WHAT IS REQUIRED.
Repeat, exactly and completely, the material that follows. Omit the pictures.

● ● ● ● ●

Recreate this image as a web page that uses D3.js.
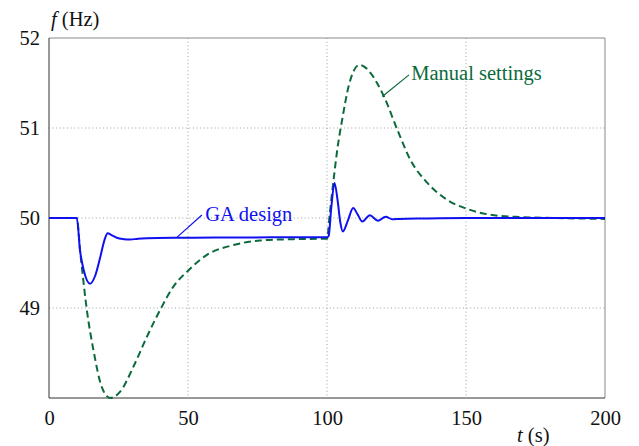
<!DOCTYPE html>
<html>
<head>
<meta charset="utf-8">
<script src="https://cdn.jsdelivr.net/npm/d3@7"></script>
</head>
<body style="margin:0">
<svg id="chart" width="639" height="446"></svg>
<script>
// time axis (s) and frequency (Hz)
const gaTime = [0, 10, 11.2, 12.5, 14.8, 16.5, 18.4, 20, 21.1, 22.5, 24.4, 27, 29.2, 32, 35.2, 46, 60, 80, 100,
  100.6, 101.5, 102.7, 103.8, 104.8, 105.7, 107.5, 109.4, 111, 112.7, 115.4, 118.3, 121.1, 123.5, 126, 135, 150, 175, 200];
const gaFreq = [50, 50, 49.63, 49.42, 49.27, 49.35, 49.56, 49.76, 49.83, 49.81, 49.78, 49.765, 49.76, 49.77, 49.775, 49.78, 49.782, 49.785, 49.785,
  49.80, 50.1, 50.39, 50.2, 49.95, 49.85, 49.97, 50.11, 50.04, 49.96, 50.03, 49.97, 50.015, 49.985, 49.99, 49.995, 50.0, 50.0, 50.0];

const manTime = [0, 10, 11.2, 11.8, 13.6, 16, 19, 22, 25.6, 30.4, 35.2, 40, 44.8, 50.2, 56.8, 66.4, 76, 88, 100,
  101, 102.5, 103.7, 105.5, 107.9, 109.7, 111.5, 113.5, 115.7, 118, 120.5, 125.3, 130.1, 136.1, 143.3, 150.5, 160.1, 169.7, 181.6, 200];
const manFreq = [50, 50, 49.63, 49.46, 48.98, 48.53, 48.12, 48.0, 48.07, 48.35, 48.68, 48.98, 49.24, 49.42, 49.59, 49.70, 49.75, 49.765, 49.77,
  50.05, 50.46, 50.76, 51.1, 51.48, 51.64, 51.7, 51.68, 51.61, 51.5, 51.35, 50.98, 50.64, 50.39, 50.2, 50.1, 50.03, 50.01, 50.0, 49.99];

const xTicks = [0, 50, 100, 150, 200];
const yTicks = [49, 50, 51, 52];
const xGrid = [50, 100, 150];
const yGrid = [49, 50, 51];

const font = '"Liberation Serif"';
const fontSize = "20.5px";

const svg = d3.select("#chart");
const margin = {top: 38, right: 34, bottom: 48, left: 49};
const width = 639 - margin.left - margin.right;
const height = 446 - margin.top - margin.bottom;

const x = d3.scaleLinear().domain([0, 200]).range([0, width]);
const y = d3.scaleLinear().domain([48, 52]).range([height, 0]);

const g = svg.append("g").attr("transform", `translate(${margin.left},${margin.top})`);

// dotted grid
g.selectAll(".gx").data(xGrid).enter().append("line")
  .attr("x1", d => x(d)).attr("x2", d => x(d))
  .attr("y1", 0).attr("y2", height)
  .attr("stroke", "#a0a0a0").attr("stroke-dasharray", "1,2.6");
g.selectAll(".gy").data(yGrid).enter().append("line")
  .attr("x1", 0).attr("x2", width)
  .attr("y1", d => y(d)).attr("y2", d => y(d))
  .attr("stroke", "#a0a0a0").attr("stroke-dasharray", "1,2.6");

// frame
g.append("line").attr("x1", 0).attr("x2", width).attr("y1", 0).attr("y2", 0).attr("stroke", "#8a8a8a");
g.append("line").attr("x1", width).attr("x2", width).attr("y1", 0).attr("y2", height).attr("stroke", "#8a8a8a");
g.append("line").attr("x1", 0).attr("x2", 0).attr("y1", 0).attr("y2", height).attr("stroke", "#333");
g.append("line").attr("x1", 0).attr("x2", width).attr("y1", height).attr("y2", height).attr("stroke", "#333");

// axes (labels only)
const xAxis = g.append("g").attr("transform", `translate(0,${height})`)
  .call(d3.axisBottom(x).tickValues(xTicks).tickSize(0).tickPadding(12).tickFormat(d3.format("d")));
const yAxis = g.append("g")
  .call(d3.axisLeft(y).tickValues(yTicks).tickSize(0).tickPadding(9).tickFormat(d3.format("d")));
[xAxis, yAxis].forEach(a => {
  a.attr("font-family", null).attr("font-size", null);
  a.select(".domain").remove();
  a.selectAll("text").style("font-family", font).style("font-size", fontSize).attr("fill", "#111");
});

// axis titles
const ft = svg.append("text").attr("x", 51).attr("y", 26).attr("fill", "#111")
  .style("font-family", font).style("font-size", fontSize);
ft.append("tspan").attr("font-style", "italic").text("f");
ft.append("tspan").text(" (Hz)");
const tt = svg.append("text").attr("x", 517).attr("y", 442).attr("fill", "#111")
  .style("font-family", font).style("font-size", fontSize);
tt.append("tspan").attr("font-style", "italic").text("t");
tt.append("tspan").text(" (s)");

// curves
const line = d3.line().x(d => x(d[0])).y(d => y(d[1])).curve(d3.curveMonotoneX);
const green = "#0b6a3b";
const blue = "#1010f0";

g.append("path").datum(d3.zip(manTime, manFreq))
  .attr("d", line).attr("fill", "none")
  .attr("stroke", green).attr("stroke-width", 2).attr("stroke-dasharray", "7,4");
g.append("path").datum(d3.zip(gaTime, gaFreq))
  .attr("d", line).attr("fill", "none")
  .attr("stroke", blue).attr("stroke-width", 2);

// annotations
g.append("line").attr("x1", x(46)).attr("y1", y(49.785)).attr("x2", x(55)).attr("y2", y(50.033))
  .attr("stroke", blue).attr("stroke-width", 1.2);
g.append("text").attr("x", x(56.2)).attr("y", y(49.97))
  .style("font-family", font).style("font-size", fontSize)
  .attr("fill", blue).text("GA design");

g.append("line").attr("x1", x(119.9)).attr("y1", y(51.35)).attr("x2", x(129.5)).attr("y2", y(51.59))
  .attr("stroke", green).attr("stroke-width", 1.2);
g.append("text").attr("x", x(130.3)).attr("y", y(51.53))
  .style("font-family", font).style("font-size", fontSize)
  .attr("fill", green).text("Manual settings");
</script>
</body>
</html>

● ● ● ● ●

EXERCISE ANSWER.
Recreate this image as a web page that uses D3.js.
<!DOCTYPE html>
<html>
<head>
<meta charset="utf-8">
<script src="https://cdn.jsdelivr.net/npm/d3@7"></script>
</head>
<body style="margin:0">
<svg id="chart" width="639" height="446"></svg>
<script>
// time axis (s) and frequency (Hz)
const gaTime = [0, 10, 11.2, 12.5, 14.8, 16.5, 18.4, 20, 21.1, 22.5, 24.4, 27, 29.2, 32, 35.2, 46, 60, 80, 100,
  100.6, 101.5, 102.7, 103.8, 104.8, 105.7, 107.5, 109.4, 111, 112.7, 115.4, 118.3, 121.1, 123.5, 126, 135, 150, 175, 200];
const gaFreq = [50, 50, 49.63, 49.42, 49.27, 49.35, 49.56, 49.76, 49.83, 49.81, 49.78, 49.765, 49.76, 49.77, 49.775, 49.78, 49.782, 49.785, 49.785,
  49.80, 50.1, 50.39, 50.2, 49.95, 49.85, 49.97, 50.11, 50.04, 49.96, 50.03, 49.97, 50.015, 49.985, 49.99, 49.995, 50.0, 50.0, 50.0];

const manTime = [0, 10, 11.2, 11.8, 13.6, 16, 19, 22, 25.6, 30.4, 35.2, 40, 44.8, 50.2, 56.8, 66.4, 76, 88, 100,
  101, 102.5, 103.7, 105.5, 107.9, 109.7, 111.5, 113.5, 115.7, 118, 120.5, 125.3, 130.1, 136.1, 143.3, 150.5, 160.1, 169.7, 181.6, 200];
const manFreq = [50, 50, 49.63, 49.46, 48.98, 48.53, 48.12, 48.0, 48.07, 48.35, 48.68, 48.98, 49.24, 49.42, 49.59, 49.70, 49.75, 49.765, 49.77,
  50.05, 50.46, 50.76, 51.1, 51.48, 51.64, 51.7, 51.68, 51.61, 51.5, 51.35, 50.98, 50.64, 50.39, 50.2, 50.1, 50.03, 50.01, 50.0, 49.99];

const xTicks = [0, 50, 100, 150, 200];
const yTicks = [49, 50, 51, 52];
const xGrid = [50, 100, 150];
const yGrid = [49, 50, 51];

const font = '"Liberation Serif"';
const fontSize = "20.5px";

const svg = d3.select("#chart");
const margin = {top: 38, right: 34, bottom: 48, left: 49};
const width = 639 - margin.left - margin.right;
const height = 446 - margin.top - margin.bottom;

const x = d3.scaleLinear().domain([0, 200]).range([0, width]);
const y = d3.scaleLinear().domain([48, 52]).range([height, 0]);

const g = svg.append("g").attr("transform", `translate(${margin.left},${margin.top})`);

// dotted grid
g.selectAll(".gx").data(xGrid).enter().append("line")
  .attr("x1", d => x(d)).attr("x2", d => x(d))
  .attr("y1", 0).attr("y2", height)
  .attr("stroke", "#a0a0a0").attr("stroke-dasharray", "1,2.6");
g.selectAll(".gy").data(yGrid).enter().append("line")
  .attr("x1", 0).attr("x2", width)
  .attr("y1", d => y(d)).attr("y2", d => y(d))
  .attr("stroke", "#a0a0a0").attr("stroke-dasharray", "1,2.6");

// frame
g.append("line").attr("x1", 0).attr("x2", width).attr("y1", 0).attr("y2", 0).attr("stroke", "#8a8a8a");
g.append("line").attr("x1", width).attr("x2", width).attr("y1", 0).attr("y2", height).attr("stroke", "#8a8a8a");
g.append("line").attr("x1", 0).attr("x2", 0).attr("y1", 0).attr("y2", height).attr("stroke", "#333");
g.append("line").attr("x1", 0).attr("x2", width).attr("y1", height).attr("y2", height).attr("stroke", "#333");

// axes (labels only)
const xAxis = g.append("g").attr("transform", `translate(0,${height})`)
  .call(d3.axisBottom(x).tickValues(xTicks).tickSize(0).tickPadding(12).tickFormat(d3.format("d")));
const yAxis = g.append("g")
  .call(d3.axisLeft(y).tickValues(yTicks).tickSize(0).tickPadding(9).tickFormat(d3.format("d")));
[xAxis, yAxis].forEach(a => {
  a.attr("font-family", null).attr("font-size", null);
  a.select(".domain").remove();
  a.selectAll("text").style("font-family", font).style("font-size", fontSize).attr("fill", "#111");
});

// axis titles
const ft = svg.append("text").attr("x", 51).attr("y", 26).attr("fill", "#111")
  .style("font-family", font).style("font-size", fontSize);
ft.append("tspan").attr("font-style", "italic").text("f");
ft.append("tspan").text(" (Hz)");
const tt = svg.append("text").attr("x", 517).attr("y", 442).attr("fill", "#111")
  .style("font-family", font).style("font-size", fontSize);
tt.append("tspan").attr("font-style", "italic").text("t");
tt.append("tspan").text(" (s)");

// curves
const line = d3.line().x(d => x(d[0])).y(d => y(d[1])).curve(d3.curveMonotoneX);
const green = "#0b6a3b";
const blue = "#1010f0";

g.append("path").datum(d3.zip(manTime, manFreq))
  .attr("d", line).attr("fill", "none")
  .attr("stroke", green).attr("stroke-width", 2).attr("stroke-dasharray", "7,4");
g.append("path").datum(d3.zip(gaTime, gaFreq))
  .attr("d", line).attr("fill", "none")
  .attr("stroke", blue).attr("stroke-width", 2);

// annotations
g.append("line").attr("x1", x(46)).attr("y1", y(49.785)).attr("x2", x(55)).attr("y2", y(50.033))
  .attr("stroke", blue).attr("stroke-width", 1.2);
g.append("text").attr("x", x(56.2)).attr("y", y(49.97))
  .style("font-family", font).style("font-size", fontSize)
  .attr("fill", blue).text("GA design");

g.append("line").attr("x1", x(119.9)).attr("y1", y(51.35)).attr("x2", x(129.5)).attr("y2", y(51.59))
  .attr("stroke", green).attr("stroke-width", 1.2);
g.append("text").attr("x", x(130.3)).attr("y", y(51.53))
  .style("font-family", font).style("font-size", fontSize)
  .attr("fill", green).text("Manual settings");
</script>
</body>
</html>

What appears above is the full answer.